By Quentin Fottrell
There may still be a recession at the cash register.
So far, consumer reports are providing few clues: Spending slowed last month, while retail sales were up, according to the Commerce Department. Meanwhile, consumer sentiment has held steady, according to the Thomson Reuters/University of Michigan’s index. Given these conflicting numbers, analysts say that despite the hoopla generated by Black Friday, consumers will show more restraint going into December.
Persistently high unemployment and a European debt crisis have spooked consumers. “I have a lukewarm prediction for the holiday season,” says Jeff Green, a retail analyst based in Phoenix, Ariz. Others are slightly more optimistic. “Based on the October data that showed an increase in both consumer spending and personal income, it’s fair to expect that this year’s holiday spending will be stronger than last year,” says Odysseas Papadimitriou, CEO of CardHub.com in Arlington, Va.
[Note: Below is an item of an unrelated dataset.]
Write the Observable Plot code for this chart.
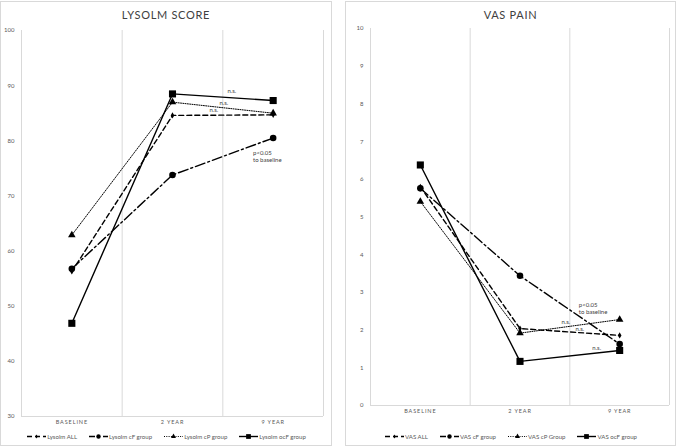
<!DOCTYPE html>
<html><head><meta charset="utf-8">
<script src="https://cdn.jsdelivr.net/npm/d3@7"></script>
<script src="https://cdn.jsdelivr.net/npm/@observablehq/plot@0.6"></script>
<style>
body{margin:0;background:#fff;font-family:Lato,"Open Sans",sans-serif;}
#wrap{position:relative;width:677px;height:447px;overflow:hidden;}
.panel{position:absolute;top:1px;height:445px;border:1px solid #d9d9d9;box-sizing:border-box;background:#fff;}
.title{height:21px;line-height:25px;text-align:center;font-size:11px;letter-spacing:0.7px;color:#404040;}
.panel svg.plot{display:block;}
.legend{display:flex;justify-content:center;gap:11px;font-size:6.1px;color:#595959;align-items:center;height:13px;}
.legend .item{display:flex;align-items:center;}
</style></head><body><div id="wrap"></div>
<script>
const categories = ["BASELINE", "2 YEAR", "9 YEAR"];

const lysolmSeries = ["Lysolm ALL", "Lysolm cF group", "Lysolm cP group", "Lysolm ocF group"];
const lysolmALL = [56.3, 84.6, 84.7];
const lysolmCF = [56.8, 73.8, 80.5];
const lysolmCP = [62.9, 87.0, 85.0];
const lysolmOCF = [46.9, 88.5, 87.3];
const lysolmTicks = [30, 40, 50, 60, 70, 80, 90, 100];
const lysolmNS = [
  {x: 1.59, y: 89.0, text: "n.s."},
  {x: 1.51, y: 86.8, text: "n.s."},
  {x: 1.41, y: 85.5, text: "n.s."}
];
const lysolmP = [{x: 1.80, y: 77.2, text: "p<0.05\nto baseline"}];

const vasSeries = ["VAS ALL", "VAS cF group", "VAS cP Group", "VAS ocF group"];
const vasALL = [5.8, 2.04, 1.86];
const vasCF = [5.76, 3.44, 1.63];
const vasCP = [5.41, 1.92, 2.28];
const vasOCF = [6.38, 1.17, 1.46];
const vasTicks = [0, 1, 2, 3, 4, 5, 6, 7, 8, 9, 10];
const vasNS = [
  {x: 1.46, y: 2.20, text: "n.s."},
  {x: 1.60, y: 2.02, text: "n.s."},
  {x: 1.77, y: 1.51, text: "n.s."}
];
const vasP = [{x: 1.59, y: 2.59, text: "p<0.05\nto baseline"}];

// series styles: ALL, cF, cP, ocF
const dashes = ["5,3", "10,3,2,3", "1,1.3", null];
const symbols = ["diamond", "circle", "triangle", "square"];
const symbolFns = [d3.symbolDiamond, d3.symbolCircle, d3.symbolTriangle, d3.symbolSquare];
const radii = [1.9, 3.3, 2.8, 4];
const widths = [1.4, 1.4, 1, 1.4];

function swatch(s) {
  const ns = "http://www.w3.org/2000/svg";
  const svg = document.createElementNS(ns, "svg");
  svg.setAttribute("width", 21); svg.setAttribute("height", 9);
  const line = document.createElementNS(ns, "line");
  line.setAttribute("x1", 1); line.setAttribute("x2", 20);
  line.setAttribute("y1", 4.5); line.setAttribute("y2", 4.5);
  line.setAttribute("stroke", "#000");
  line.setAttribute("stroke-width", widths[s]);
  if (dashes[s]) line.setAttribute("stroke-dasharray", dashes[s] === "10,3,2,3" ? "6,3,2,3" : dashes[s]);
  svg.appendChild(line);
  const p = document.createElementNS(ns, "path");
  p.setAttribute("d", d3.symbol(symbolFns[s], Math.PI * radii[s] * radii[s] * 0.45)());
  p.setAttribute("transform", "translate(10.5,4.5)");
  svg.appendChild(p);
  return svg;
}

function makeChart(cfg) {
  const panel = document.createElement("div");
  panel.className = "panel";
  panel.style.left = cfg.left + "px";
  panel.style.width = cfg.width + "px";
  const t = document.createElement("div");
  t.className = "title"; t.textContent = cfg.title;
  panel.appendChild(t);

  const idx = categories.map((c, i) => i);
  const bounds = d3.range(categories.length + 1).map(i => i - 0.5);
  const marks = [
    Plot.ruleX(bounds, {stroke: "#d9d9d9", y1: cfg.domain[0], y2: cfg.domain[1]}),
    Plot.ruleY([cfg.domain[0]], {stroke: "#d9d9d9"}),
    Plot.axisX(idx, {tickFormat: i => categories[i], tickSize: 0, tickPadding: 4, fontSize: 5.5, fill: "#595959", label: null}),
    Plot.axisY(cfg.ticks, {tickSize: 0, tickPadding: 7, fontSize: 6, fill: "#595959", label: null})
  ];
  cfg.values.forEach((vals, s) => {
    const data = vals.map((v, i) => ({x: i, y: v}));
    marks.push(Plot.line(data, {x: "x", y: "y", stroke: "#000", strokeWidth: widths[s], strokeDasharray: dashes[s] || undefined}));
  });
  cfg.values.forEach((vals, s) => {
    const data = vals.map((v, i) => ({x: i, y: v}));
    marks.push(Plot.dot(data, {x: "x", y: "y", symbol: symbols[s], r: radii[s], fill: "#000", stroke: "none"}));
  });
  marks.push(Plot.text(cfg.ns, {x: "x", y: "y", text: "text", fontSize: 6, fill: "#404040"}));
  marks.push(Plot.text(cfg.p, {x: "x", y: "y", text: "text", fontSize: 6, fill: "#404040", textAnchor: "start", lineHeight: 1.15}));

  const chart = Plot.plot({
    width: cfg.width - 2,
    height: cfg.height,
    marginLeft: cfg.ml, marginRight: cfg.mr, marginTop: cfg.mt, marginBottom: cfg.mb,
    x: {type: "linear", domain: [-0.5, categories.length - 0.5]},
    y: {domain: cfg.domain},
    style: {fontFamily: "Lato, 'Open Sans', sans-serif", background: "transparent", overflow: "visible"},
    marks
  });
  chart.classList.add("plot");
  d3.select(chart).selectAll('g[aria-label="x-axis tick label"] text').attr("letter-spacing", "0.9px");
  panel.appendChild(chart);

  const lg = document.createElement("div");
  lg.className = "legend";
  lg.style.marginTop = cfg.lgTop + "px";
  cfg.series.forEach((name, s) => {
    const it = document.createElement("div");
    it.className = "item";
    it.appendChild(swatch(s));
    const sp = document.createElement("span"); sp.textContent = name;
    it.appendChild(sp);
    lg.appendChild(it);
  });
  panel.appendChild(lg);
  document.getElementById("wrap").appendChild(panel);
}

makeChart({
  left: 0, width: 332, title: "LYSOLM SCORE", series: lysolmSeries,
  values: [lysolmALL, lysolmCF, lysolmCP, lysolmOCF],
  ticks: lysolmTicks, domain: [30, 100], ns: lysolmNS, p: lysolmP,
  height: 407, ml: 20, mr: 8, mt: 7, mb: 14, lgTop: 0
});
makeChart({
  left: 345, width: 331, title: "VAS PAIN", series: vasSeries,
  values: [vasALL, vasCF, vasCP, vasOCF],
  ticks: vasTicks, domain: [0, 10], ns: vasNS, p: vasP,
  height: 407, ml: 24, mr: 6, mt: 5, mb: 25, lgTop: 0
});
</script></body></html>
Retail sales growth this holiday season will be nearly 50% behind last year, others contend. “We’re still confident that it will be a solid holiday season, says Jack Kleinhenz, chief economist for the National Retail Federation, the industry group representing retailers. However, Kleinhenz says “solid” means retail sales up 2.8% this holiday season compared to last year; that’s down from 5.2% growth in 2010. “It’s still a very challenging environment,” he says. “Consumer sentiment is still at recessionary levels. There’s still a shortage of confidence about the economy.”